Breaking Dependent Love Patterns in Family Relationships

For most children and adults of any age, the relationship with their mothers is one of the most powerful they will experience, and the most fraught with conflict. By its very definition, the initial bond between mother and child is an intense one,

with the mother responsible for fulfilling all of the helpless child’s needs at a time when the child cannot do so himself. But as that same child begins to struggle with his or her own independence, the caring and nurturing that was appropriate from the mother earlier can become stifling, overprotective and overwhelming. The stage is set for mother love to become mother hate, as the child resents his mother’s continued attempts to do for him when he needs to do for himself.

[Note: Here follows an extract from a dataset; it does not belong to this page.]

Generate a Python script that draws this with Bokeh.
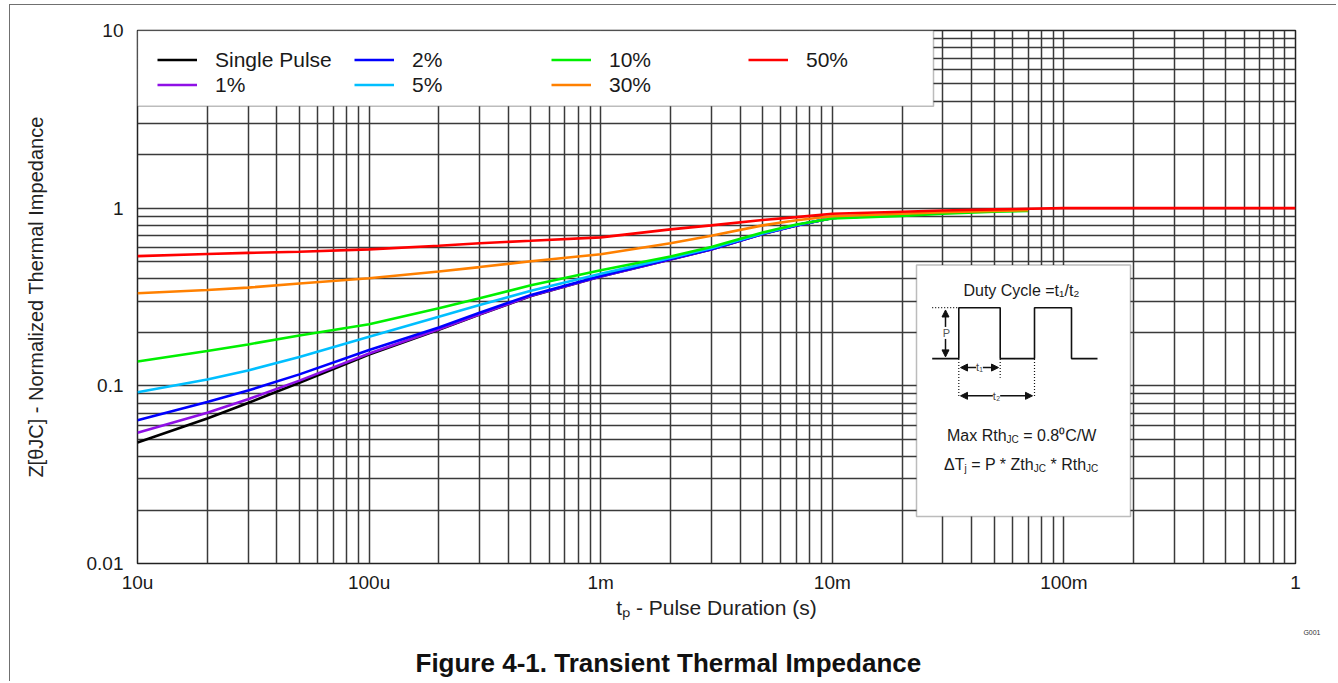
import math
from bokeh.plotting import figure
from bokeh.models import (Range1d, FixedTicker, CustomJSTickFormatter, Legend, LegendItem,
                          BoxAnnotation, Label, Title, Arrow, NormalHead)
from bokeh.embed import file_html
from bokeh.resources import INLINE

# ---------------- data ----------------
t_main = [1e-5, 2e-5, 3e-5, 5e-5, 1e-4, 2e-4, 3e-4, 5e-4, 1e-3, 2e-3, 3e-3, 5e-3, 7e-3, 1e-2, 2e-2]
t_long = t_main + [3e-2, 5e-2, 7e-2]
t_red = t_main + [3e-2, 5e-2, 1e-1, 1.0]

z_single = [0.048, 0.0655, 0.080, 0.104, 0.150, 0.207, 0.252, 0.32, 0.412, 0.515, 0.585, 0.715, 0.80, 0.88, 0.92]
z_1pct = [0.0545, 0.0705, 0.084, 0.107, 0.152, 0.208, 0.253, 0.321, 0.412, 0.515, 0.585, 0.715, 0.80, 0.88, 0.92]
z_2pct = [0.064, 0.081, 0.094, 0.116, 0.159, 0.213, 0.258, 0.325, 0.415, 0.517, 0.587, 0.717, 0.80, 0.88, 0.92]
z_5pct = [0.092, 0.1085, 0.122, 0.1455, 0.189, 0.245, 0.285, 0.343, 0.428, 0.525, 0.595, 0.72, 0.805, 0.88, 0.92]
z_10pct = [0.137, 0.157, 0.171, 0.192, 0.222, 0.273, 0.311, 0.368, 0.447, 0.535, 0.605, 0.73, 0.81, 0.875, 0.905,
           0.93, 0.955, 0.966]
z_30pct = [0.332, 0.346, 0.357, 0.377, 0.403, 0.440, 0.466, 0.503, 0.55, 0.634, 0.70, 0.80, 0.855, 0.90, 0.93,
           0.95, 0.965, 0.975]
z_50pct = [0.537, 0.552, 0.560, 0.569, 0.586, 0.615, 0.635, 0.655, 0.685, 0.76, 0.80, 0.857, 0.89, 0.93, 0.955,
           0.97, 0.985, 1.0, 1.0]

series_names = ["Single Pulse", "1%", "2%", "5%", "10%", "30%", "50%"]
series_t = [t_main, t_main, t_main, t_main, t_long, t_long, t_red]
series_z = [z_single, z_1pct, z_2pct, z_5pct, z_10pct, z_30pct, z_50pct]
series_colors = ["#000000", "#8F10E6", "#0000FF", "#00BFFF", "#00F000", "#FF8000", "#FF0000"]

x_tick_values = [1e-5, 1e-4, 1e-3, 1e-2, 1e-1, 1.0]
x_tick_labels = ["10u", "100u", "1m", "10m", "100m", "1"]
y_tick_values = [0.01, 0.1, 1.0, 10.0]
y_tick_labels = ["0.01", "0.1", "1", "10"]

FONT = "Liberation Sans"
GRID = "#3a3a3a"

# reference-pixel -> data helpers (decorative inset / legend box only)
FL, FR, FT, FB = 137.0, 1295.0, 30.0, 564.0
def X(px):
    return 10 ** (-5 + 5 * (px - FL) / (FR - FL))
def Y(py):
    return 10 ** (1 - 3 * (py - FT) / (FB - FT))

p = figure(x_axis_type="log", y_axis_type="log",
           x_range=Range1d(1e-5, 1.0), y_range=Range1d(0.01, 10.0),
           width=1327, height=677,
           min_border_left=127, min_border_right=42, min_border_top=25, min_border_bottom=118,
           output_backend="svg", toolbar_location=None,
           background_fill_color="white", border_fill_color="white",
           styles={"margin-left": "9px", "margin-top": "4px",
                   "border-top": "1px solid #707070", "border-left": "1px solid #707070"})

p.outline_line_color = "#222222"
p.outline_line_width = 1.5

x_minor = [m * 10.0 ** d for d in range(-5, 0) for m in range(2, 10)]
y_minor = [m * 10.0 ** d for d in range(-2, 1) for m in range(2, 10)]
p.xaxis.ticker = FixedTicker(ticks=x_tick_values, minor_ticks=x_minor)
p.yaxis.ticker = FixedTicker(ticks=y_tick_values, minor_ticks=y_minor)

xmap = {str(round(math.log10(v))): l for v, l in zip(x_tick_values, x_tick_labels)}
ymap = {str(round(math.log10(v))): l for v, l in zip(y_tick_values, y_tick_labels)}
JS = """
    const k = String(Math.round(Math.log10(tick)));
    return (k in m) ? m[k] : "";
"""
p.xaxis.formatter = CustomJSTickFormatter(args=dict(m=xmap), code=JS)
p.yaxis.formatter = CustomJSTickFormatter(args=dict(m=ymap), code=JS)

for ax in (p.xaxis[0], p.yaxis[0]):
    ax.axis_line_color = None
    ax.major_tick_line_color = None
    ax.minor_tick_line_color = None
    ax.major_tick_out = 0
    ax.minor_tick_out = 0
    ax.major_label_text_font = FONT
    ax.major_label_text_font_size = "19px"
    ax.major_label_text_color = "#1a1a1a"
    ax.axis_label_text_font = FONT
    ax.axis_label_text_font_style = "normal"
    ax.axis_label_text_color = "#222222"

p.xaxis.axis_label = "tₚ - Pulse Duration (s)"
p.xaxis.axis_label_text_font_size = "21px"
p.xaxis.major_label_standoff = 8
p.xaxis.axis_label_standoff = 0
p.yaxis.axis_label = "Z[θJC] - Normalized Thermal Impedance"
p.yaxis.axis_label_text_font_size = "20px"
p.yaxis.major_label_standoff = 14
p.yaxis.axis_label_standoff = 37

for g in (p.xgrid[0], p.ygrid[0]):
    g.grid_line_color = GRID
    g.grid_line_width = 1.5
    g.minor_grid_line_color = GRID
    g.minor_grid_line_width = 1.5

renderers = []
for name, t, z, c in zip(series_names, series_t, series_z, series_colors):
    renderers.append(p.line(t, z, line_color=c, line_width=2.6))

# legend box (white, bordered) covering the grid
leg_box = BoxAnnotation(left=X(FL), right=X(933), top=Y(FT), bottom=Y(106),
                        fill_color="white", fill_alpha=1.0,
                        line_color="#222222", line_width=1.5)
p.add_layout(leg_box)

legend = Legend(items=[LegendItem(label=n, renderers=[r]) for n, r in zip(series_names, renderers)],
                orientation="vertical", nrows=2,
                location=(15, 461), margin=0, padding=5, spacing=0,
                glyph_width=40, glyph_height=25, label_height=25, label_width=139,
                label_standoff=18,
                label_text_font=FONT, label_text_font_size="21px", label_text_color="#1a1a1a",
                background_fill_alpha=0.0, border_line_alpha=0.0)
p.add_layout(legend)

# ---------------- inset: duty cycle diagram ----------------
inset = BoxAnnotation(left=X(916), right=X(1130), top=Y(265), bottom=Y(517),
                      fill_color="white", fill_alpha=1.0, line_color="#222222", line_width=1.5)
p.add_layout(inset)

def head():
    return NormalHead(size=7, fill_color="#111111", line_color="#111111", line_width=1)

for (x0, y0, x1, y1) in [(945, 357, 945, 310), (960, 367.7, 998, 367.7), (960, 396, 1032, 396)]:
    p.add_layout(Arrow(x_start=X(x0), y_start=Y(y0), x_end=X(x1), y_end=Y(y1),
                       start=head(), end=head(), line_color="#111111", line_width=1.5))

def lab(px, py, text, size, align="left", baseline="alphabetic", color="#1a1a1a", bg=None):
    p.add_layout(Label(x=X(px), y=Y(py), text=text, text_font=FONT, text_font_size=f"{size}px",
                       text_align=align, text_baseline=baseline, text_color=color,
                       background_fill_color=bg))

AW = {' ': 278, 'M': 833, 'a': 556, 'x': 500, 'R': 722, 't': 278, 'h': 556, '=': 584, '0': 556,
      '.': 278, '8': 556, '⁰': 333, 'C': 722, '/': 278, 'W': 944, 'Δ': 668, 'T': 611, 'j': 222,
      'P': 667, '*': 389, 'Z': 611, 'J': 500}
def tw(s, size):
    return sum(AW.get(ch, 556) for ch in s) * size / 1000.0

def compose(parts, x0, base):
    x = x0
    for text, sub in parts:
        size = 10 if sub else 16
        lead = len(text) - len(text.lstrip(" "))
        x += tw(" " * lead, size)
        body = text.strip(" ")
        lab(x, base + (4 if sub else 0), body, size)
        x += tw(body, size) + tw(" " * (len(text) - lead - len(body)), size)

lab(1021, 290, "Duty Cycle =t₁/t₂", 16, align="center")
compose([("Max Rth", False), ("JC", True), (" = 0.8⁰C/W", False)], 946.5, 435.5)
compose([("ΔT", False), ("j", True), (" = P * Zth", False), ("JC", True), (" * Rth", False), ("JC", True)],
        943.5, 464.5)

lab(946, 333, "P", 11, align="center", baseline="middle", color="#555555", bg="white")
lab(979, 367.5, "t₁", 11, align="center", baseline="middle", color="#444444", bg="white")
lab(996, 396, "t₂", 11, align="center", baseline="middle", color="#444444", bg="white")

# pulse waveform and dotted guides (decoration, drawn above the inset box)
pulse_px = [931.7, 958.3, 958.3, 999.7, 999.7, 1034, 1034, 1071, 1071, 1097]
pulse_py = [358.7, 358.7, 307.7, 307.7, 358.7, 358.7, 307.7, 307.7, 358.7, 358.7]
p.line([X(v) for v in pulse_px], [Y(v) for v in pulse_py], line_color="#111111", line_width=1.6,
       level="overlay")
for (x0, y0, x1, y1) in [(931.7, 307.7, 958.3, 307.7), (958.3, 359, 958.3, 398),
                         (999.7, 359, 999.7, 378), (1034, 359, 1034, 398)]:
    p.line([X(x0), X(x1)], [Y(y0), Y(y1)], line_color="#111111", line_width=1.2,
           line_dash="1 2", level="overlay")

# ---------------- titles below ----------------
p.add_layout(Title(text="G001", align="right", offset=-25, text_font=FONT, text_font_size="7px",
                   text_font_style="normal", text_color="#333333"), "below")
p.add_layout(Title(text="Figure 4-1. Transient Thermal Impedance", align="left", offset=278,
                   text_font=FONT, text_font_size="26px", text_font_style="bold",
                   text_color="#111111"), "below")

open("out.html", "w").write(file_html(p, INLINE))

In this book, Anne Grizzle shows that it is not just the mother who is responsible for the “dependent love pattern” but in fact the entire family. She offers sensible approaches to striking a healthy balance between love and independence in maternal relationships. Beginning with examples from her own practice and a series of self-tests, she helps the reader identify whether they are an over-dependent “adult child” or an overprotective parent. She goes on to describe the stages of dependent love and how they can culminate in the “perpetual child” – a child who never grows up, no matter what age. She also explores how apparently successful people can still be victimized by dependent love and how fathers can also “love too much.”

But no matter how deeply ingrained these patterns have become, there is hope, and this book offers a variety of strategies that individuals can use, with or without their family’s cooperation, to break the pattern. Ranging from exploring family history to getting outside support, these are the tools that can help to unravel the dynamics that keep dependent love patterns active and to change them once they are understood.